Sunday 11 October 2009

Fillies, feminists and fierce women!

Apparently the racing type people who run important "nation stopping" events like that big horse race in Melbourne...are setting up some rules of ettiquette - so that women can behave "like ladies" and in a "feminine manner". It seems that stumbling drunkenly around Flemington, wearing one's shoes as bracelets and vomitting into gutters is not exactly the height of good manners - who knew?

Now, while I too would rather not see over-dressed young fillies showing too much thigh and too much stomach contents, I'm a little concerned about this lady-like thing.

In fact big alarm bells are going off in my head right now. Because as soon as people start talking about femininity and being a lady; the lectures about morality and a woman's place are not far behind.

Maybe this is just particularly in my head right now having spent Friday evening watching a modern operatic treatment of Medea. Medea - the original scorned woman - is a fierce, frightening portrayal of the female. And she's no lady!

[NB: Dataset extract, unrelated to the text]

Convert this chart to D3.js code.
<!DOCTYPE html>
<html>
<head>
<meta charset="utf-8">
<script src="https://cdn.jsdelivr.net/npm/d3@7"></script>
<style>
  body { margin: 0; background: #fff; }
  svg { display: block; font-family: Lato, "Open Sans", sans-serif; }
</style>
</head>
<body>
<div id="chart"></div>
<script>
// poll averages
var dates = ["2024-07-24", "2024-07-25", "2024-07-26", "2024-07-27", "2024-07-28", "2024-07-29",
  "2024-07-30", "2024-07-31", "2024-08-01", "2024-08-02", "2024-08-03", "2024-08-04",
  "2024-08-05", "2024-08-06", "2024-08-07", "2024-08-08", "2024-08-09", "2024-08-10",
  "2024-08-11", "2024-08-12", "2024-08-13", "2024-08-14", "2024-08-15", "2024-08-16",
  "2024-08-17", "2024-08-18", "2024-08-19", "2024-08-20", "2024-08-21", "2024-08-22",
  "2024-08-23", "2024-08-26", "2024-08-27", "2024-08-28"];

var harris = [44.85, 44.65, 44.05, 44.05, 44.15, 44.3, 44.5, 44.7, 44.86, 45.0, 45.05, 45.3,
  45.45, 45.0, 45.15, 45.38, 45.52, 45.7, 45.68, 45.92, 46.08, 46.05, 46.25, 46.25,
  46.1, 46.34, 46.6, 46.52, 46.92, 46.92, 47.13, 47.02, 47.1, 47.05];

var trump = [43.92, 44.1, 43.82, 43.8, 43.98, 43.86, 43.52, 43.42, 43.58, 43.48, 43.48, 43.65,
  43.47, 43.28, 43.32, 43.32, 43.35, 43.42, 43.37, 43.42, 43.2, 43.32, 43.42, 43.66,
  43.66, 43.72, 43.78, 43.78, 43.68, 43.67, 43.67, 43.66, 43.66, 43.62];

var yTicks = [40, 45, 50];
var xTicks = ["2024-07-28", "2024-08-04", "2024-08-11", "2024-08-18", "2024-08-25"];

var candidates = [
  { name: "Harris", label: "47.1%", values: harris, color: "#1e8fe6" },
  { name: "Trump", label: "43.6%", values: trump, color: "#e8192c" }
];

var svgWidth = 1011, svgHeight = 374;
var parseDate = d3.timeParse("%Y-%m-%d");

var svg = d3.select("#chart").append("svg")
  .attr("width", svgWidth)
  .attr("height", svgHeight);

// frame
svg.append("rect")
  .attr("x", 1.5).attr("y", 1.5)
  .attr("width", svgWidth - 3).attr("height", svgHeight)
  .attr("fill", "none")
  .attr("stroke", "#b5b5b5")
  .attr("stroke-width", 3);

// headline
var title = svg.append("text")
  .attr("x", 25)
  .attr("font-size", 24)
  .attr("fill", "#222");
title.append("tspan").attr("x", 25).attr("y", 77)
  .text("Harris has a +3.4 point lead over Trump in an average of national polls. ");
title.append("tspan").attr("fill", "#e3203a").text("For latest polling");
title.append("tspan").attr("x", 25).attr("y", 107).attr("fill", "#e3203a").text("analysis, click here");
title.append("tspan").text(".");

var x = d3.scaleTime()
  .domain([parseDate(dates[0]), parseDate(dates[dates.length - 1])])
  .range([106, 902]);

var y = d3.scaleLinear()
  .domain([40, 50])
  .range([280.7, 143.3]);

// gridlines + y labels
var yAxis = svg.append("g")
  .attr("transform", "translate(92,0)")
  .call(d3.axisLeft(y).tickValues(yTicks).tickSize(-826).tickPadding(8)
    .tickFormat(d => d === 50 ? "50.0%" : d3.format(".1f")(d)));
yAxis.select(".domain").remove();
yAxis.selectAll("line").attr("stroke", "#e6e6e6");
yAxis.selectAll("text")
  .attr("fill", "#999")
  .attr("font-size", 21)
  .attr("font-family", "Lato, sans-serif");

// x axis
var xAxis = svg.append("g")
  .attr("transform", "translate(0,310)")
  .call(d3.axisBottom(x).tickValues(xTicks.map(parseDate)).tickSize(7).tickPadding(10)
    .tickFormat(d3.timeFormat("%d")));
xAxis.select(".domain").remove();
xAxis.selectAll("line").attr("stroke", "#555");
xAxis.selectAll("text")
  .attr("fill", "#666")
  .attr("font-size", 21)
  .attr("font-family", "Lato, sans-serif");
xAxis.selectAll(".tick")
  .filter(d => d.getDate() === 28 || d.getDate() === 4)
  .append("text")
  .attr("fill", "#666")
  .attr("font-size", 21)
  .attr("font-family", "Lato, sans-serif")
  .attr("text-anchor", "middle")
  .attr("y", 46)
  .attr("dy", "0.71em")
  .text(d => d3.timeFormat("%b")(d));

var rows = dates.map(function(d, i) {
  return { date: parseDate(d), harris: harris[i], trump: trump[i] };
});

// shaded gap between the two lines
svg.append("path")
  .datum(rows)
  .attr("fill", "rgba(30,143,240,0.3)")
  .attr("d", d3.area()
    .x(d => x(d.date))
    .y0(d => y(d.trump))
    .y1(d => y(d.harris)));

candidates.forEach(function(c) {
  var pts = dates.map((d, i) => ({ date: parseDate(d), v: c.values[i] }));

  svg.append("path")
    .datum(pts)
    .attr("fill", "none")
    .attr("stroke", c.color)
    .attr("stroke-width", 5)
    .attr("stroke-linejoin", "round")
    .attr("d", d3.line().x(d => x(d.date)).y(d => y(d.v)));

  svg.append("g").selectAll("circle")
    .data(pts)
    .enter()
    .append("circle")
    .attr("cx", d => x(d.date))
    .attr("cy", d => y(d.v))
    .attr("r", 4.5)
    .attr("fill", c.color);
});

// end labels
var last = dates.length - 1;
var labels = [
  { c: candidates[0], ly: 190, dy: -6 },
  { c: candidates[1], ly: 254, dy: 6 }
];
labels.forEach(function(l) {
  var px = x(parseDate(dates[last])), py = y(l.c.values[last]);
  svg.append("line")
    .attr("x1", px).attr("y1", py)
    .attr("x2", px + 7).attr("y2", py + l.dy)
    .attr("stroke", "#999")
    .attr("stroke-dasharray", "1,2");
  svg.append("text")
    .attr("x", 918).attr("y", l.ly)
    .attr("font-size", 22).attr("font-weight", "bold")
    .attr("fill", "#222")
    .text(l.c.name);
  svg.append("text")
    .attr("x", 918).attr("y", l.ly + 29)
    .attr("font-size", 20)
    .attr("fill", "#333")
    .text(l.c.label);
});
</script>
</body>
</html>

Dusapin's opera, with its libretto in German, reconstructs Medea as a very modern woman, trying to re-find her own idenitity after her failed marriage. Her repetition that she was Jason's bitch and whore must echoe with many women's experience of marriage.

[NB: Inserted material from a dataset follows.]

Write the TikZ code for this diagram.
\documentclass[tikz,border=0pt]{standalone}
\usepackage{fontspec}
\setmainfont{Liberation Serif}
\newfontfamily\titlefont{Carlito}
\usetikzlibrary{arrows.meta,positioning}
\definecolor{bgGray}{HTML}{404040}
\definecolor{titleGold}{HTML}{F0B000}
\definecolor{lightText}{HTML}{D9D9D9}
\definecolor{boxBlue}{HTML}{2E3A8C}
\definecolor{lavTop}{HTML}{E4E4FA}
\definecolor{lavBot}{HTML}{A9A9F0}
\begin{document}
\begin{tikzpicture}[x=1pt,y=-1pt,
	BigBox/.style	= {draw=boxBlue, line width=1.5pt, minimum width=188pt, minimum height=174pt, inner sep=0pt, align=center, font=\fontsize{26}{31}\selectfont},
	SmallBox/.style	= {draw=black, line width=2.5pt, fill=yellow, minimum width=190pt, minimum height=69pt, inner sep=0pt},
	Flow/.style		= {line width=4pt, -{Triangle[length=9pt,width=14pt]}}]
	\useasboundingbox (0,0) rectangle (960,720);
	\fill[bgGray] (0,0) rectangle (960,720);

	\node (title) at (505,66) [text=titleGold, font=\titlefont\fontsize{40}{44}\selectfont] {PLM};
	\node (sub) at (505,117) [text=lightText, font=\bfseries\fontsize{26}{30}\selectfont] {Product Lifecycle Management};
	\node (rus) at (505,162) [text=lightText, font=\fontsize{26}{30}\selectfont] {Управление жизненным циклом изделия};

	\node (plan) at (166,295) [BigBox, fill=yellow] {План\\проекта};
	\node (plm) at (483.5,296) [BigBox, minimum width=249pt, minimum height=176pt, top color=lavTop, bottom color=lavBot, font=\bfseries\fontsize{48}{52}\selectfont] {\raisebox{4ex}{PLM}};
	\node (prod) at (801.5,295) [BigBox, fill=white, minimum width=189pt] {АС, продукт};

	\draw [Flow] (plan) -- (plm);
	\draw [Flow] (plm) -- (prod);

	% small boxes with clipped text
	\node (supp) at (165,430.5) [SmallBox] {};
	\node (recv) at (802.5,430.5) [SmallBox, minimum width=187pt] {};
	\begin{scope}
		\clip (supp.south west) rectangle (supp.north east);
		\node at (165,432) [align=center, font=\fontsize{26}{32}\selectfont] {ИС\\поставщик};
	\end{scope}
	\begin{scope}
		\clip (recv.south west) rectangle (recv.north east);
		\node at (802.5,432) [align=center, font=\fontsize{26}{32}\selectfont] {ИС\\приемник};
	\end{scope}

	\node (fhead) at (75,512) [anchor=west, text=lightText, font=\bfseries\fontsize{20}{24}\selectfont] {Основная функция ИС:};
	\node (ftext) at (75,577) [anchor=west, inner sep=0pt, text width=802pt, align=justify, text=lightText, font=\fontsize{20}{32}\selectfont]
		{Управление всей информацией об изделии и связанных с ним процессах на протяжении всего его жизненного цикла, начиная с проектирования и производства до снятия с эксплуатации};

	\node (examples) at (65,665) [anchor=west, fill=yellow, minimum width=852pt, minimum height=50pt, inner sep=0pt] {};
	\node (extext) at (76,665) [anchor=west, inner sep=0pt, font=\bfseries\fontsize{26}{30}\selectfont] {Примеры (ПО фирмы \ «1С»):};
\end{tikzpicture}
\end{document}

What might be a little new is her response to Jason's betrayal. When he trades up for the King's younger and presumably more nubile daughter, Medea refuses to take this lying down. Instead she decides that its payback time. Quite literally in fact.

Having killed her own brother to help Jason escape from Colchis in the first place, she decides he owes her at least one life - she decides to take two - those of her own children.

At a time when the chap who tossed one of his kids off the West Gate Bridge is going to court, the idea of child murder as revenge, must have special resonance. But in our modern age, its seldom the mums doing the killing. In fact in any age Medea stands out as a woman of such ferocious self-possession that she is able to make the calculations and restore a certain balance in the Universe - with some good old-fashioned stabby stabby.

By the end of Dusapin's opera, Medea cries out - I am Medea! She has re-gained her identity through the horrific and on-stage graphic murder of her children. Jason, who she no longer chooses to recognise, has had to pay the price for her brother's life, for her life and for his betrayal.

The Medea of Euripides is an extraordinary character - a child murderer made sympathetic by her dual plight as abandoned wife and despised refugee. Dusapin's Medea is a self-liberating feminist in a post- or perhaps pre-feminist world.

Far be it for me to advocate the murder of children as a means to self-liberation for women - after all there is a strong allegorical element here - but planning the demise of the new wife (in both versions Jason's new wife burns alive and collapses in a pool of her own blood and dissolving flesh); the punishment of the wayward man and most importantly the re-gaining of self achieved through these acts, seem an awful lot closer to the experience I want than ensuring I have low enough heels for the races that I don't need to remove them if I get "a little tipsy".

1 comment:

  1. Spoiler alert for anyone who has not read Christa Wolff's Medea. Stop reading now!
    Wolff, (sp?), the GDR feminist and dissident, always argued that the killing of her children episode was part of a misogynous rewrite of the legend, and she changes this element in her Medea.